In Salt Field at The Waste House (an eco-project sited at Brighton University), Phillip Hall-Patch continues his meditation on the properties, politics and desirability of salt. He has installed a floor of ready-made industrial salt blocks over which hangs, literally, a drip – a metal tube attached to a bag of water allowing one drop of water every five seconds to fall on the salt beneath. It is gradually wearing away the surface of the blocks underneath, revealing crystal formations and creating a new surface and visual experience.

The salt blocks are beautiful; bricks of pure grainy white, dense, solid, symmetrical, satisfying. Upstairs are some glossy close-up prints of salt crystals and a useful narrative about Hall-Patches fascination with the mineral. Be warned – the Waste House is tricky to find, but it’s worth the effort.

Also showing at the university is the Swiss artist Zimoun, in a Brighton Festival commission. A joyful show of kinetic sound and mechanical movement, in the main gallery 80 cotton balls thump rhythmically against 80 empty cardboard boxes. And while you’re in the area, around the corner in the derelict Circus Street building is another Brighton Festival commission, Nowhere and Everywhere at the Same Time No. 2 by choreographer William Forsythe. It’s a gentle, meditative piece and I liked it.

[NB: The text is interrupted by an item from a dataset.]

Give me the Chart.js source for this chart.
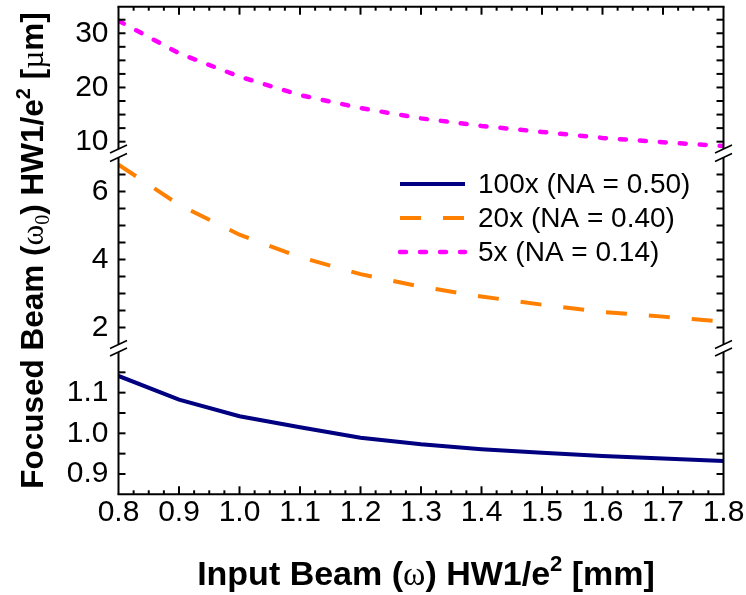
<!DOCTYPE html>
<html>
<head>
<meta charset="utf-8">
<script src="https://cdn.jsdelivr.net/npm/chart.js@4.4.1/dist/chart.umd.min.js"></script>
<style>
  html, body { margin: 0; padding: 0; background: #fff; }
  #wrap { width: 746px; height: 595px; position: relative; }
</style>
</head>
<body>
<div id="wrap"><canvas id="c"></canvas></div>
<script>
// Input beam radius (mm)
const inputBeam = [0.8, 0.9, 1.0, 1.1, 1.2, 1.3, 1.4, 1.5, 1.6, 1.7, 1.8];
// Focused spot radius (µm) for each objective
const obj100x = [1.141, 1.083, 1.042, 1.015, 0.989, 0.973, 0.961, 0.952, 0.944, 0.938, 0.932];
const obj20x  = [6.79, 5.61, 4.73, 4.07, 3.57, 3.20, 2.91, 2.67, 2.46, 2.32, 2.17];
const obj5x   = [32.3, 26.3, 22.0, 18.6, 16.2, 14.3, 12.9, 11.8, 10.7, 9.9, 9.2];
const seriesNames = ['100x (NA = 0.50)', '20x (NA = 0.40)', '5x (NA = 0.14)'];

// Labelled tick values
const xTickLabels    = [0.8, 0.9, 1.0, 1.1, 1.2, 1.3, 1.4, 1.5, 1.6, 1.7, 1.8];
const yTopTickLabels = [10, 20, 30];
const yMidTickLabels = [2, 4, 6];
const yLowTickLabels = [0.9, 1.0, 1.1];

const SANS = "'Liberation Sans', Arial, Helvetica, sans-serif";
const SERIF = "'Liberation Serif', 'Times New Roman', serif";

const has = (list, v) => list.some(t => Math.abs(t - v) < 1e-6);
const pickLabel = (list, digits) => v => has(list, v) ? Number(v).toFixed(digits) : '';

function segmentAxis(min, max, step, list, digits, stackWeight, order) {
  return {
    type: 'linear', position: 'left', stack: 'y', stackWeight, weight: order,
    min, max,
    grid: { display: false, drawTicks: false },
    border: { display: false },
    ticks: {
      stepSize: step, autoSkip: false, includeBounds: false, padding: 10,
      color: '#000', font: { family: SANS, size: 30 },
      callback: pickLabel(list, digits)
    },
    afterFit: s => { s.width = 70; s.paddingTop = 0; s.paddingBottom = 0; }
  };
}
function gapAxis(stackWeight, order) {
  return {
    type: 'linear', position: 'left', stack: 'y', stackWeight, weight: order,
    min: 0, max: 1,
    grid: { display: false, drawTicks: false },
    border: { display: false },
    ticks: { display: false },
    afterFit: s => { s.width = 70; s.paddingTop = 0; s.paddingBottom = 0; }
  };
}

const points = arr => inputBeam.map((x, i) => ({ x, y: arr[i] }));

function line(ctx, x1, y1, x2, y2) {
  ctx.beginPath(); ctx.moveTo(x1, y1); ctx.lineTo(x2, y2); ctx.stroke();
}

// Text made of runs with their own font and vertical shift
function drawRuns(ctx, runs, x, y) {
  let w = 0;
  runs.forEach(r => { ctx.font = r.font; r.w = ctx.measureText(r.t).width; w += r.w; });
  let cx = x - w / 2;
  ctx.textAlign = 'left';
  ctx.textBaseline = 'alphabetic';
  runs.forEach(r => { ctx.font = r.font; ctx.fillText(r.t, cx, y + (r.dy || 0)); cx += r.w; });
}

function titleRuns(size) {
  return {
    b: 'bold ' + size + 'px ' + SANS,
    s: size + 'px ' + SERIF,
    sup: 'bold ' + Math.round(size * 0.64) + 'px ' + SANS,
    sub: Math.round(size * 0.64) + 'px ' + SERIF,
    up: -Math.round(size * 0.4),
    down: Math.round(size * 0.2)
  };
}
const fx = titleRuns(34);
const fy = titleRuns(31.5);

const xTitle = [
  { t: 'Input Beam (', font: fx.b }, { t: 'ω', font: fx.s }, { t: ') HW1/e', font: fx.b },
  { t: '2', font: fx.sup, dy: fx.up }, { t: ' [mm]', font: fx.b }
];
const yTitle = [
  { t: 'Focused Beam (', font: fy.b }, { t: 'ω', font: fy.s }, { t: '0', font: fy.sub, dy: fy.down },
  { t: ') HW1/e', font: fy.b }, { t: '2', font: fy.sup, dy: fy.up }, { t: ' [', font: fy.b },
  { t: 'µ', font: fy.s }, { t: 'm]', font: fy.b }
];

const framePlugin = {
  id: 'frame',
  afterDraw(chart) {
    const ctx = chart.ctx, a = chart.chartArea;
    const segs = ['yTop', 'yMid', 'yLow'].map(id => chart.scales[id]);
    const xs = chart.scales.x;
    ctx.save();
    ctx.strokeStyle = '#000';
    ctx.lineWidth = 2;
    line(ctx, a.left - 1, a.top, a.right + 1, a.top);
    line(ctx, a.left - 1, a.bottom, a.right + 1, a.bottom);
    segs.forEach(s => {
      line(ctx, a.left, s.top, a.left, s.bottom);
      line(ctx, a.right, s.top, a.right, s.bottom);
      s.ticks.forEach(t => {
        const y = s.getPixelForValue(t.value);
        if (y < s.top + 3 || y > s.bottom - 3) return;
        line(ctx, a.left, y, a.left + 7, y);
        line(ctx, a.right - 7, y, a.right, y);
      });
    });
    xs.ticks.forEach(t => {
      const x = xs.getPixelForValue(t.value);
      if (x < a.left + 2 || x > a.right - 2) return;
      const len = has(xTickLabels, t.value) ? 8 : 4;
      line(ctx, x, a.bottom, x, a.bottom - len);
      line(ctx, x, a.top, x, a.top + len);
    });
    // axis break marks
    ctx.lineWidth = 1.5;
    [[segs[0].bottom, segs[1].top], [segs[1].bottom, segs[2].top]].forEach(([y1, y2]) => {
      [a.left, a.right].forEach(x => {
        line(ctx, x - 8.5, y1 + 4, x + 8.5, y1 - 4);
        line(ctx, x - 8.5, y2 + 4, x + 8.5, y2 - 4);
      });
    });

    // legend
    const rowY = [184, 218, 252];
    chart.data.datasets.forEach((ds, i) => {
      ctx.save();
      ctx.strokeStyle = ds.borderColor;
      ctx.lineWidth = ds.borderWidth;
      ctx.lineCap = ds.borderCapStyle || 'butt';
      ctx.setLineDash(ds.borderDash || []);
      line(ctx, 400, rowY[i], 465, rowY[i]);
      ctx.restore();
      ctx.fillStyle = '#000';
      ctx.font = '28px ' + SANS;
      ctx.textAlign = 'left';
      ctx.textBaseline = 'middle';
      ctx.fillText(ds.label, 478, rowY[i] + 1);
    });

    // axis titles
    ctx.fillStyle = '#000';
    drawRuns(ctx, xTitle, (a.left + a.right) / 2 + 5, 585);
    ctx.save();
    ctx.translate(43, (a.top + a.bottom) / 2);
    ctx.rotate(-Math.PI / 2);
    drawRuns(ctx, yTitle, 0, 0);
    ctx.restore();
    ctx.restore();
  }
};

new Chart(document.getElementById('c'), {
  type: 'line',
  data: {
    datasets: [
      { label: seriesNames[0], data: points(obj100x), yAxisID: 'yLow',
        borderColor: '#000080', borderWidth: 4, borderCapStyle: 'butt', borderDash: [] },
      { label: seriesNames[1], data: points(obj20x), yAxisID: 'yMid',
        borderColor: '#ff8000', borderWidth: 4, borderCapStyle: 'butt', borderDash: [21, 22] },
      { label: seriesNames[2], data: points(obj5x), yAxisID: 'yTop',
        borderColor: '#ff00ff', borderWidth: 4.5, borderCapStyle: 'round', borderDash: [6, 14] }
    ]
  },
  options: {
    responsive: true,
    maintainAspectRatio: false,
    animation: false,
    layout: { padding: { left: 48.5, right: 22.5, top: 6.7, bottom: 0 } },
    elements: { point: { radius: 0 }, line: { tension: 0, fill: false } },
    plugins: { legend: { display: false }, tooltip: { enabled: false } },
    scales: {
      x: {
        type: 'linear', position: 'bottom', min: 0.8, max: 1.8,
        grid: { display: false, drawTicks: false },
        border: { display: false },
        ticks: {
          stepSize: 0.025, autoSkip: false, includeBounds: false,
          maxRotation: 0, minRotation: 0, padding: 0,
          color: '#000', font: { family: SANS, size: 30 },
          callback: pickLabel(xTickLabels, 1)
        },
        afterFit: s => { s.height = 100.7; s.paddingLeft = 0; s.paddingRight = 0; }
      },
      yLow: segmentAxis(0.85, 1.2, 0.05, yLowTickLabels, 1, 142.3, 1),
      gapLow: gapAxis(7.5, 2),
      yMid: segmentAxis(1.5, 7.0, 0.5, yMidTickLabels, 0, 187, 3),
      gapTop: gapAxis(8.5, 4),
      yTop: segmentAxis(8.65, 34.9, 2.5, yTopTickLabels, 0, 142.3, 5)
    }
  },
  plugins: [framePlugin]
});
</script>
</body>
</html>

My reception was problematic though. On my first visit a door attendant told me: “This is a private view and it’s not open to the public till tomorrow. Come back then”. This left me utterly horrified at the elitest values and message embedded in this statement. The second time was not much more welcoming, with the order to leave my bag at the side “at your own risk. We can’t take responsibility”. It’s a Brighton Festival problem that they need to fix.

There are two other HOUSE commissions. One is Caste/Cast by Leah Gordon, also at The Regency Town House in Hove. The other is The Monopoly of Legitimate Use by Tobias Revell at Lighthouse, in the centre of Brighton. Revell describes himself as a ‘critical designer and futurist’, and in recent years Lighthouse has focused far more on digital culture than visual art; I’m hoping this might change with the recent appointment of new artistic director, Juha van ‘t Zelfde.

Previous HOUSE festivals have seen an exhibition in a shipping container on Brighton seafront; outdoor work by David Batchelor in Brighton’s Bartholomew Square; and the Circus Street building used by Anish Kapoor. This kind of intervention may not sound like much for towns like Folkestone or Whitstable, with their now established triennial and biennial; or larger cities like Liverpool, Manchester and Glasgow. But for Brighton, where the visual arts has traditionally been the poorer relation to the performing arts, HOUSE is a pretty big deal.

HOUSE 2014 continues in Brighton & Hove until 23 May.